13 - Betty or Veronica or Archie or Reggie? Drive or fly (or sail)? Laptop or desktop?

Clearly Veronica! And I like road trips so I’ll say drive. Sadly, it’s still desktops for me.

14 - David W. McFadden once said that books come from books, but are there any other forms that influence your work, whether nature, music, science or visual art?

I’ve already sort of answered this. Science is one inspiration for me. Also popular culture.
And, yes, nature, of course.

15 - What other writers or writings are important for your work, or simply your life outside of your work?

There are so many it’s hard to answer. I’ll just name a few. Emily Dickinson. William
Carlos Williams
, Robert Creeley, George Oppen, Lorine Niedecker, Ron Silliman, Lyn Hejinian, Fanny Howe, Rachel Loden, Bob Perelman. I could go on, but I won’t. There are some younger (than me) writers I admire too: Peter Gizzi, Ben Lerner, Catherine Wagner, Graham Foust, Katie Degentesh, Joe Massey, Kevin Davies – just to name a few.

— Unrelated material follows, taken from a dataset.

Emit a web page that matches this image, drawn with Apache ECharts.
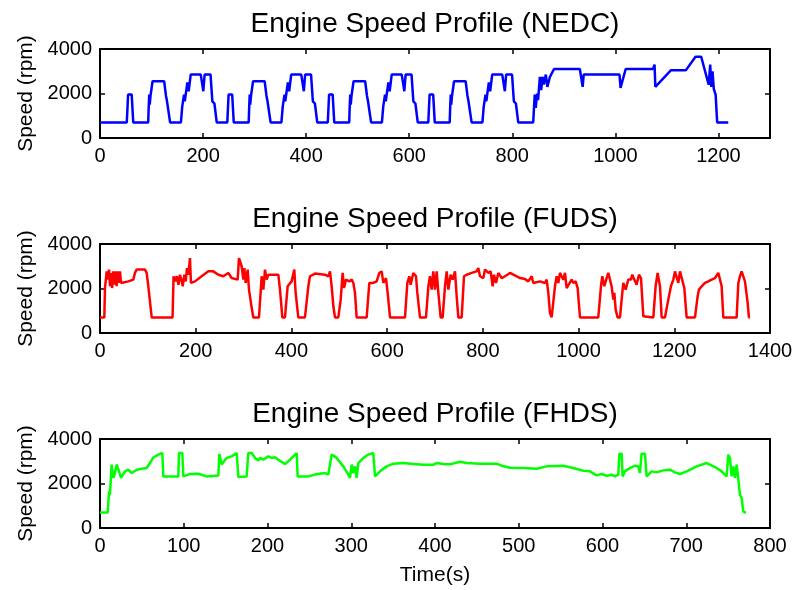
<!DOCTYPE html>
<html>
<head>
<meta charset="utf-8">
<script src="https://cdn.jsdelivr.net/npm/echarts@6/dist/echarts.min.js"></script>
<style>
html,body{margin:0;padding:0;background:#fff;}
#chart{width:796px;height:590px;}
</style>
</head>
<body>
<div id="chart"></div>
<script>
// ---------------- DATA ----------------
const titles = ['Engine Speed Profile (NEDC)', 'Engine Speed Profile (FUDS)', 'Engine Speed Profile (FHDS)'];
const yTicks = [0, 2000, 4000];
const xMax = [1300, 1400, 800];
const xStep = [200, 200, 100];

const nedcTime = [0, 52, 54.5, 61.5, 64.5, 93.5, 94.5, 95.5, 96.5, 98, 102, 124.5, 128, 130, 133, 136, 157, 159.5, 163, 164.5, 169.5, 172, 176, 195.5, 200.5, 203, 214.5, 218, 222, 226.5,
  247, 249.5, 256.5, 259.5, 288.5, 289.5, 290.5, 291.5, 293, 297, 319.5, 323, 325, 328, 331, 352, 354.5, 358, 359.5, 364.5, 367, 371, 390.5, 395.5, 398, 409.5, 413, 417, 421.5,
  442, 444.5, 451.5, 454.5, 483.5, 484.5, 485.5, 486.5, 488, 492, 514.5, 518, 520, 523, 526, 547, 549.5, 553, 554.5, 559.5, 562, 566, 585.5, 590.5, 593, 604.5, 608, 612, 616.5,
  637, 639.5, 646.5, 649.5, 678.5, 679.5, 680.5, 681.5, 683, 687, 709.5, 713, 715, 718, 721, 742, 744.5, 748, 749.5, 754.5, 757, 761, 780.5, 785.5, 788, 799.5, 803, 807, 811.5,
  840.5, 843.5, 845.5, 848, 850, 853.5, 856, 858.5, 861, 865, 868, 873, 881, 931, 936.5, 938.5, 1008, 1010, 1020, 1073, 1076, 1077.5, 1108, 1137, 1155.5, 1166.5, 1181, 1184, 1186, 1188.5, 1191, 1194.5, 1197.5, 1219];
const nedcRpm = [700, 700, 1950, 1950, 700, 700, 1400, 1950, 1500, 1900, 2550, 2550, 1900, 1650, 1600, 700, 700, 1400, 1950, 1650, 2500, 2100, 2850, 2850, 2100, 2850, 2850, 1650, 1550, 700,
  700, 1950, 1950, 700, 700, 1400, 1950, 1500, 1900, 2550, 2550, 1900, 1650, 1600, 700, 700, 1400, 1950, 1650, 2500, 2100, 2850, 2850, 2100, 2850, 2850, 1650, 1550, 700,
  700, 1950, 1950, 700, 700, 1400, 1950, 1500, 1900, 2550, 2550, 1900, 1650, 1600, 700, 700, 1400, 1950, 1650, 2500, 2100, 2850, 2850, 2100, 2850, 2850, 1650, 1550, 700,
  700, 1950, 1950, 700, 700, 1400, 1950, 1500, 1900, 2550, 2550, 1900, 1650, 1600, 700, 700, 1400, 1950, 1650, 2500, 2100, 2850, 2850, 2100, 2850, 2850, 1650, 1550, 700,
  700, 1950, 1350, 2000, 1700, 2750, 2150, 2750, 2400, 2850, 2300, 2750, 3100, 3100, 2300, 2850, 2850, 2250, 3100, 3100, 3300, 2300, 3050, 3050, 3650, 3650, 2400, 3300, 2300, 3000, 2200, 1950, 700, 700];

const fudsTime = [0, 9, 10.4, 14, 16, 18.8, 21, 24.4, 25.3, 27.3, 29.7, 32.7, 34.8, 36.9, 39.7, 41.8, 43.9, 45.3, 59.2, 69.6, 73.1, 76.6, 94, 97.5, 101, 108,
  151.6, 153.7, 157, 160.5, 164, 167.1, 171.6, 172.8, 176.2, 179, 181.8, 184.6, 188, 190, 198.5, 212.4, 226.3, 236.8, 247.3, 257.7, 268.1, 275, 287.6, 290.4, 296, 299.5, 301.6, 304.4, 308.6, 311.3, 317, 320.4,
  332.2, 337.8, 341.3, 344.8, 348.3, 351.7, 372.6, 376.1, 381, 386.5, 392.1, 400.4, 406, 408.8, 414.4, 428.3, 435.3, 438.8, 449.2, 470, 477.1, 480.6, 484.1, 487.6, 491,
  498, 502.9, 507, 509.9, 514, 521, 525.9, 529.4, 532.8, 536.3, 557.2, 562.8, 571.1, 578.1, 583.7, 588.6, 592, 597.6, 601.1, 606,
  637.3, 642.2, 646.4, 649.1, 654.7, 660.3, 663.1, 668.6, 681.2, 686.1, 689.5, 693, 696.5, 700, 703.5, 707, 711.8, 716, 720.9, 724.4, 727.9, 732.7, 736.9, 741.8, 745.3, 748.7, 755.7,
  760.6, 766.1, 776.6, 787, 790.5, 794, 801, 804.5, 808, 811.4, 816.3, 820.5, 823.3, 827.5, 832.3, 839.3, 846.3, 856.7, 863.7, 870.6, 877.6, 888, 895, 902, 905.5, 919.4, 929.8, 933.3, 936.8,
  940.2, 943.7, 947.2, 950.7, 954.2, 957.7, 961.1, 964.6, 968.1, 971.6, 975.1, 978.6, 985.5, 989, 993.9, 998.1, 999.4, 1003, 1041.2, 1046.8, 1049.6, 1053.8, 1058.7, 1062.1, 1065.6, 1069.1,
  1072.6, 1074.7, 1077.5, 1081.6, 1086.5, 1090, 1093.5, 1098.4, 1103.9, 1109.5, 1112.3, 1116.5, 1121.3, 1126.2, 1130.4, 1135.3, 1137.4, 1156.2, 1161, 1165.2, 1170.1, 1173.6, 1180.5,
  1187.5, 1193, 1198, 1201.4, 1204.9, 1208.4, 1211.9, 1215.4, 1221, 1225.8, 1243.2, 1248.8, 1251.6, 1257.2, 1264.1, 1271.1, 1278, 1285, 1292, 1295.5, 1299, 1302.4, 1330.3,
  1333.8, 1337.3, 1340.7, 1344.2, 1347.7, 1353.3, 1356, 1358];
const fudsRpm = [700, 700, 2020, 2770, 2400, 2850, 2100, 2700, 2020, 2770, 2170, 2770, 2100, 2770, 2250, 2770, 2250, 2250, 2320, 2400, 2700, 2850, 2850, 2700, 2100, 700,
  700, 2550, 2320, 2550, 2170, 2620, 2250, 2100, 2620, 2320, 2920, 2620, 3370, 2250, 2320, 2550, 2770, 2770, 2620, 2550, 2700, 2470, 2400, 3370, 3000, 2400, 2920, 2250, 2850, 1950, 1120, 700,
  700, 2550, 1950, 2850, 2400, 2620, 2620, 1950, 700, 700, 2100, 2320, 2850, 1800, 700, 700, 2100, 2550, 2670, 2620, 2550, 2770, 2100, 1200, 700,
  700, 1500, 2700, 2020, 2400, 2320, 2400, 2250, 1800, 700, 700, 2250, 2250, 2320, 2700, 2770, 2250, 2470, 1800, 700,
  700, 2250, 2550, 2170, 2700, 2550, 1800, 700, 700, 2100, 2550, 1950, 2770, 1950, 2770, 1800, 700, 700, 2100, 2770, 1950, 2620, 2400, 2770, 1650, 700, 700,
  2550, 2620, 2700, 2770, 2920, 2550, 2470, 2850, 2770, 2700, 2770, 2100, 2620, 2250, 2700, 2470, 2550, 2700, 2620, 2550, 2470, 2430, 2320, 2550, 2250, 2320, 2250, 2400, 1800,
  900, 700, 750, 2100, 2550, 2250, 2700, 2550, 2400, 2700, 2020, 2100, 2400, 2250, 2320, 2020, 1650, 700, 700, 2100, 2550, 2100, 2470, 2700, 2770, 2100,
  1500, 1800, 1050, 700, 700, 1500, 2250, 1950, 2400, 2400, 2620, 2400, 2170, 2620, 2470, 750, 700, 700, 2100, 2700, 2100, 700, 700,
  1500, 2100, 2400, 2770, 2850, 2250, 2770, 2700, 2020, 700, 700, 1650, 1950, 2100, 2250, 2320, 2400, 2470, 2700, 2770, 2100, 700, 700,
  2250, 2550, 2770, 2700, 2320, 1350, 700, 700];

const fhdsTime = [0, 9.2, 10.8, 11.9, 13.9, 15.9, 17.9, 19.9, 22.7, 25.1, 29.9, 33.8, 37.8, 43.8, 51.7, 55.7, 59.7, 63.7, 69.7, 74.4, 75.6, 93.5, 94.3, 98.3, 99.5,
  107.5, 117.4, 127.4, 141.3, 142.5, 145.3, 147.3, 151.2, 157.2, 163.2, 165.2, 175.1, 177.1, 181.1, 185.1, 189, 191, 195, 201, 205, 209, 213, 214.9, 220.9, 226.9, 234.8, 236,
  248.8, 256.7, 268.7, 272.6, 276.6, 282.6, 290.5, 296.5, 298.5, 300.5, 302.5, 304.5, 306.4, 308.4, 314.4, 320.3, 326.3, 328.4, 334.3, 342.3, 350.2, 362.2, 374.1, 386.1, 398, 402,
  409.9, 417.9, 429.8, 437.8, 453.7, 473.6, 479.6, 489.5, 505.4, 521.4, 533.3, 553.2, 565.1, 577.1, 585, 593, 599, 605, 610.9, 614.9, 618.9, 620.1, 622.9, 624, 626.8, 632.8,
  638.8, 642.8, 644.7, 646.7, 650.7, 652.7, 658.7, 664.6, 672.6, 680.6, 686.5, 692.5, 700.5, 712.4, 724.3, 728.3, 734.3, 742.3, 748.2, 750.2, 752.2, 754.2, 756.2, 758.2,
  760.2, 762.2, 764.1, 766.1, 768.1, 771.3];
const fhdsRpm = [700, 700, 1650, 1500, 2850, 2250, 2470, 2850, 2550, 2250, 2550, 2620, 2470, 2620, 2670, 2700, 2920, 3170, 3300, 3370, 2320, 2320, 3370, 3370, 2320,
  2430, 2440, 2320, 2360, 3320, 2850, 2920, 3150, 3220, 3370, 2290, 2320, 3370, 3370, 3150, 3030, 3150, 3070, 3220, 3150, 3180, 3070, 3150, 2870, 3070, 3370, 2320,
  2320, 2400, 2470, 2400, 3300, 3150, 2770, 2400, 2250, 2850, 2470, 2770, 2250, 2920, 3150, 3300, 3370, 2320, 2550, 2770, 2890, 2920, 2875, 2845, 2845, 2920,
  2875, 2860, 2980, 2920, 2890, 2890, 2800, 2710, 2695, 2665, 2770, 2800, 2695, 2575, 2546, 2366, 2426, 2351, 2395, 2320, 2395, 3340, 3340, 2320, 2546, 2695,
  2800, 2770, 2470, 3340, 3340, 2320, 2546, 2500, 2590, 2620, 2500, 2426, 2546, 2770, 2920, 2845, 2740, 2546, 2320, 3294, 3146, 2320, 2770, 2250,
  2845, 2170, 1500, 1350, 750, 680];

const seriesColors = ['#0000ff', '#ff0000', '#00ff00'];

// ---------------- CHART ----------------
const FONT = '"Liberation Sans", Arial, sans-serif';
const zip = (t, v) => t.map((x, i) => [x, v[i]]);
const datasets = [zip(nedcTime, nedcRpm), zip(fudsTime, fudsRpm), zip(fhdsTime, fhdsRpm)];

const gridTops = [49, 244, 439];
const grids = gridTops.map(t => ({ left: 100, width: 670, top: t, height: 89 }));

const axisLineStyle = { show: true, onZero: false, lineStyle: { color: '#000', width: 2 } };
const tickStyle = { show: true, inside: true, length: 5, lineStyle: { color: '#000', width: 1.5 } };
const plainNum = v => String(v);

const xAxes = [], yAxes = [], series = [], titleArr = [];
for (let i = 0; i < 3; i++) {
  xAxes.push({
    type: 'value', gridIndex: i, position: 'bottom', min: 0, max: xMax[i], interval: xStep[i],
    axisLine: axisLineStyle, axisTick: tickStyle, splitLine: { show: false },
    axisLabel: { color: '#000', fontSize: 20, fontFamily: FONT, margin: 8, formatter: plainNum, showMaxLabel: xMax[i] % xStep[i] === 0 },
    name: i === 2 ? 'Time(s)' : '', nameLocation: 'middle', nameGap: 37,
    nameTextStyle: { color: '#000', fontSize: 21, fontFamily: FONT }
  });
  xAxes.push({
    type: 'value', gridIndex: i, position: 'top', min: 0, max: xMax[i], interval: xStep[i],
    axisLine: axisLineStyle, axisTick: tickStyle, splitLine: { show: false }, axisLabel: { show: false }
  });
  yAxes.push({
    type: 'value', gridIndex: i, position: 'left', min: yTicks[0], max: yTicks[yTicks.length - 1], interval: yTicks[1] - yTicks[0],
    axisLine: axisLineStyle, axisTick: tickStyle, splitLine: { show: false },
    axisLabel: { color: '#000', fontSize: 20, fontFamily: FONT, margin: 8, formatter: plainNum },
    name: 'Speed (rpm)', nameLocation: 'middle', nameGap: 62,
    nameTextStyle: { color: '#000', fontSize: 21, fontFamily: FONT }
  });
  yAxes.push({
    type: 'value', gridIndex: i, position: 'right', min: yTicks[0], max: yTicks[yTicks.length - 1], interval: yTicks[1] - yTicks[0],
    axisLine: axisLineStyle, axisTick: tickStyle, splitLine: { show: false }, axisLabel: { show: false }
  });
  series.push({
    type: 'line', xAxisIndex: 2 * i, yAxisIndex: 2 * i, data: datasets[i],
    showSymbol: false, symbol: 'none', lineStyle: { color: seriesColors[i], width: 2.5 },
    itemStyle: { color: seriesColors[i] }, animation: false
  });
  titleArr.push({
    text: titles[i], left: 435, top: gridTops[i] - 39, textAlign: 'center', padding: 0,
    textStyle: { color: '#000', fontSize: 28, fontWeight: 'normal', fontFamily: FONT }
  });
}

const chart = echarts.init(document.getElementById('chart'), null, { renderer: 'canvas' });
chart.setOption({
  backgroundColor: '#fff',
  animation: false,
  title: titleArr,
  grid: grids,
  xAxis: xAxes,
  yAxis: yAxes,
  series: series
});
</script>
</body>
</html>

16 - What would you like to do that you haven't yet done?

Mainly, I want to keep writing! I guess I’d like to write longer poems. That has always been hard for me.

17 - If you could pick any other occupation to attempt, what would it be? Or, alternately, what do you think you would have ended up doing had you not been a writer?
I’m romantic about mathematicians. If I had the chops, I might have liked to have done that. Writing algorithms must be like writing poetry. But I don’t think I had the gift. I would have also loved to have been a musician.

18 - What made you write, as opposed to doing something else?

I don’t know. I started very early – when I was in kindergarten. I guess it was a love of words and, as I said before, a sense of puzzlement.

19 - What was the last great book you read? What was the last great film?

The last books of poems that blew me away were Kevin Davies’ The Golden Age of Paraphenalia and Rachel Loden’s Dick of the Dead. As for novels, the last great novel I read was Roberto Bolano’s 2666. And films? Nothing really recent. I like David Lynch, esp. Mulholland Drive and Guy Maddin – say My Winnipeg.

20 - What are you currently working on?

I’m working on a book of poems called Money Shot. I have 58 pages done. I figure it will take me another year to finish – knock wood.